Despite the history between the Navajo (and Native American tribes alike) and the United States, the hope of most Native Americans was that the American system of justice would prevail and right the past wrongs done to its Native American citizens. Navajo soldiers, who returned from the war and were exposed to more of the outside world, were convinced that the Navajo nation needed to learn how to better deal with the non-Indian populace. Immediately following World War II, Congress created the Indian Claims Commission in 1946 to give rulings on various claims made by Native Americans against the United States. This was partly done to give justice to those Native Americans who suffered at the hands of the federal government, while it also was setting things up for the federal government to withdrawal from the affairs of the native people. This new federal Indian policy came to be known as Termination, because its main goal was to end the federal government’s financial responsibilities to Native American tribes and cease with special protection of reservation lands. The Navajo nation opposed Termination, arguing that “…their ancestors had signed treaties and agreements with the federal government, and therefore they were entitled to the unique legal status that these treaties granted them. Although tribes were not always pleased with the way in which the federal government acted toward them, they were even warier of the state governments, most of which in the past had shown little interest in the Indians” (Holm, pg. 74). In 1950 Congress passed the Navajo-Hopi Rehabilitation Act, stating that tribe will receive $88 million over a ten-year period for internal projects such as reservation infrastructure and education. The Navajos knew that if they were survive and prosper as a tribal nation, their children and younger adults needed access to better education. In 1956 and 1957 large oil and gas fields were discovered in Navajo lands, and brought in millions of dollars each year in oil royalties to the Navajo economy. By 1969, the Navajo people were officially referring to their great tribe as the Navajo Nation.
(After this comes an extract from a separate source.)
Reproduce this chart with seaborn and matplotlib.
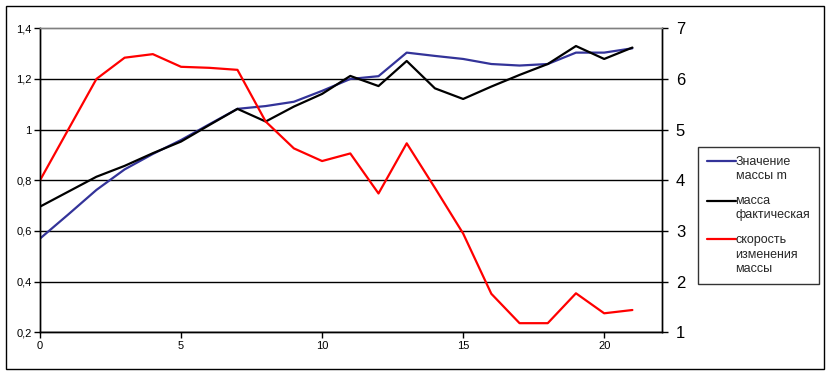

While the Navajo Nation has come a long way since the Long Walk and the signing of the Treaty of 1868, many of the Navajo people still face poverty and unemployment. The signing of the Treaty of 1868 was the first step toward the Navajo people moving forward with a nation while not completely assimilating to their culture. The Navajo Nation has managed to act as a sovereign Indian nation, hold onto a portion of their original homeland, aid the United States in an Allied victory over the Axis during World War II and turn a federal policy like Termination into a chance for them to grow more independent. Though the future of the Navajo Nation is in no way guaranteed to be prosperous and free from conflict, the Navajo Nation still holds onto values and beliefs that helped guide their ancestors through hardships in the past.

Bibliography

Iverson, Peter, and Jennifer Nez Denetdale. The Navajo (Indians of North America). New York: Chelsea House Publications, 2005. Print.
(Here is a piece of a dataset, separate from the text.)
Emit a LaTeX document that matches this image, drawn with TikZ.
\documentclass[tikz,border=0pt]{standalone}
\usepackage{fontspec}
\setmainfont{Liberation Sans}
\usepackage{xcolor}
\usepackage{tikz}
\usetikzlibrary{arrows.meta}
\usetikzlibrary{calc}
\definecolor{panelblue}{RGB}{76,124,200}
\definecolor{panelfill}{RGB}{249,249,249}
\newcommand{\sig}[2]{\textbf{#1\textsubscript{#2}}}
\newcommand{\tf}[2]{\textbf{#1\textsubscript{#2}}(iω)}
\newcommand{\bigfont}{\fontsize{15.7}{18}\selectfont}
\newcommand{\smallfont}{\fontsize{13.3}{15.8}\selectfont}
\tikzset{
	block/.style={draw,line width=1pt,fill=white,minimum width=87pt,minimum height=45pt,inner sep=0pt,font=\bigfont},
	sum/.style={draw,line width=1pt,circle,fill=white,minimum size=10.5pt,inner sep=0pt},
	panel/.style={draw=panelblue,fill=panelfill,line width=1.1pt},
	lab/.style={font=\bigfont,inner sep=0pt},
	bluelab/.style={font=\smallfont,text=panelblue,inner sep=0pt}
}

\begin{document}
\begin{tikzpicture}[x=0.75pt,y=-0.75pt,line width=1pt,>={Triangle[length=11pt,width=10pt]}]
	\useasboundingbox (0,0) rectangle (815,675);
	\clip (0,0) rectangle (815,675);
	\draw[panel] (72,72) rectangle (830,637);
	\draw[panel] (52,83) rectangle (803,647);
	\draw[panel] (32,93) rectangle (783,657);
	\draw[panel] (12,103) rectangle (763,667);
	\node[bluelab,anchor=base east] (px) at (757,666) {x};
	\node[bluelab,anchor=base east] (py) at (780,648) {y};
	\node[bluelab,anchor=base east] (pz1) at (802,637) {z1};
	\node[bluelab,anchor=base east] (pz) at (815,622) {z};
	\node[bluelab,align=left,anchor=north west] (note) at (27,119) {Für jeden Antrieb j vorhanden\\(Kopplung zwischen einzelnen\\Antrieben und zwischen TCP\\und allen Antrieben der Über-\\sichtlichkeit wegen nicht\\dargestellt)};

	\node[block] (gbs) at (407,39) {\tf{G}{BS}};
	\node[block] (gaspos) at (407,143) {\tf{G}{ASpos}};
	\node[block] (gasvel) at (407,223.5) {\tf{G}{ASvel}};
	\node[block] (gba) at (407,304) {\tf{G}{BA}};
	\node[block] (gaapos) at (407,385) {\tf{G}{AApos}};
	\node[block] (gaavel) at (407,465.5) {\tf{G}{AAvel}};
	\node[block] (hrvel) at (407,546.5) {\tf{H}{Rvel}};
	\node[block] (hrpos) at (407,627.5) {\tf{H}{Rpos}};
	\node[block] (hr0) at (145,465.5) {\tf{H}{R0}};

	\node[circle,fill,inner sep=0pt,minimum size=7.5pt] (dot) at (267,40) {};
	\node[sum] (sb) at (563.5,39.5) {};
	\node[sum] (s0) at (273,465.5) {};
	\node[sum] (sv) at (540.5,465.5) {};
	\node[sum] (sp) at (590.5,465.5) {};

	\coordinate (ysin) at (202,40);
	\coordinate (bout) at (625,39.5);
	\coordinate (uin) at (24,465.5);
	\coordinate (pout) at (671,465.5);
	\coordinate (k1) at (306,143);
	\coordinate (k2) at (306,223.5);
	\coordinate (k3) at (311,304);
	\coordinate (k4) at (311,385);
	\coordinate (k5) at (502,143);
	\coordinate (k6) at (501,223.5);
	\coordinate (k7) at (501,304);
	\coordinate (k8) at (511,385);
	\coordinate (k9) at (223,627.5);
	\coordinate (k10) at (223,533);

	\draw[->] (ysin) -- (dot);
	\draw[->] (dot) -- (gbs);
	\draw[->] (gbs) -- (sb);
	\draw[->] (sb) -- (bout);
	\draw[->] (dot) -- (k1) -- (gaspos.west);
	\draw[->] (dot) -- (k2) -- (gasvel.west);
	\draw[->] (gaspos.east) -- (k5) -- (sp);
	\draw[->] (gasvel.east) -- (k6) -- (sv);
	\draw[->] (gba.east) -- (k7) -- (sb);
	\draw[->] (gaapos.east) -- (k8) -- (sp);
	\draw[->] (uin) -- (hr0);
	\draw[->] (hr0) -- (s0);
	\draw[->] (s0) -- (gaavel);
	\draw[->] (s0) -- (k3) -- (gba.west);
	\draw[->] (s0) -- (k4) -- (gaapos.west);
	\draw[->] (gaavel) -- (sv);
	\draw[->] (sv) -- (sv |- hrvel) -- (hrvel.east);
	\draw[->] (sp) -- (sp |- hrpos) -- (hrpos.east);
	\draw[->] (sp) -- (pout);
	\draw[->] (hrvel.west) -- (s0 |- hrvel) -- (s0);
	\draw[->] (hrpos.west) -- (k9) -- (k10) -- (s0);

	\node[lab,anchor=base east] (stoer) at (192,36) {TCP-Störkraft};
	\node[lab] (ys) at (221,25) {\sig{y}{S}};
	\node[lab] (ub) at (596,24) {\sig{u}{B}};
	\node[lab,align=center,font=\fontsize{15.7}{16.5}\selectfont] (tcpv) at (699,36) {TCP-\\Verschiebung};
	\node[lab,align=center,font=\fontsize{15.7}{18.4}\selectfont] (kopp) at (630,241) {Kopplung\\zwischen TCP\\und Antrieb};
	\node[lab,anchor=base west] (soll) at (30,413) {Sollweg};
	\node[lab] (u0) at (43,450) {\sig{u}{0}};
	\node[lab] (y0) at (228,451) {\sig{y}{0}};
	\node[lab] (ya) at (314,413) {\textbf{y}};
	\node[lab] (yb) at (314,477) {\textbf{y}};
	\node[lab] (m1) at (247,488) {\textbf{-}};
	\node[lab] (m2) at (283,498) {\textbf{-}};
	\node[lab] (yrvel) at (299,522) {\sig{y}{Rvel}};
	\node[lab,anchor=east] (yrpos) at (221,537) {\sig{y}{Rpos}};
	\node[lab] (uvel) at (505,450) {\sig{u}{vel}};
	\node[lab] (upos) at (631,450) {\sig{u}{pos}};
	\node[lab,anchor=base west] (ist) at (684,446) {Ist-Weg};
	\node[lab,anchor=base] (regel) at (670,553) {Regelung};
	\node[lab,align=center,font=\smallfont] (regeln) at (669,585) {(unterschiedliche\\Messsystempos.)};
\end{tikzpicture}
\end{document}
H., Oswalt, Wendell. This land was theirs a study of Native North Americans. Los Angeles: University of California, Oxford UP, 2009. Print.

Holm, Tom. Code Talkers and Warriors Native Americans and World War II (Landmark Events in Native American History). New York: Chelsea House Publications, 2007. Print.

Denetdale, Jennifer. The Long Walk The Forced Navajo Exile (Landmark Events in Native American History). New York: Chelsea House Publications, 2007. Print.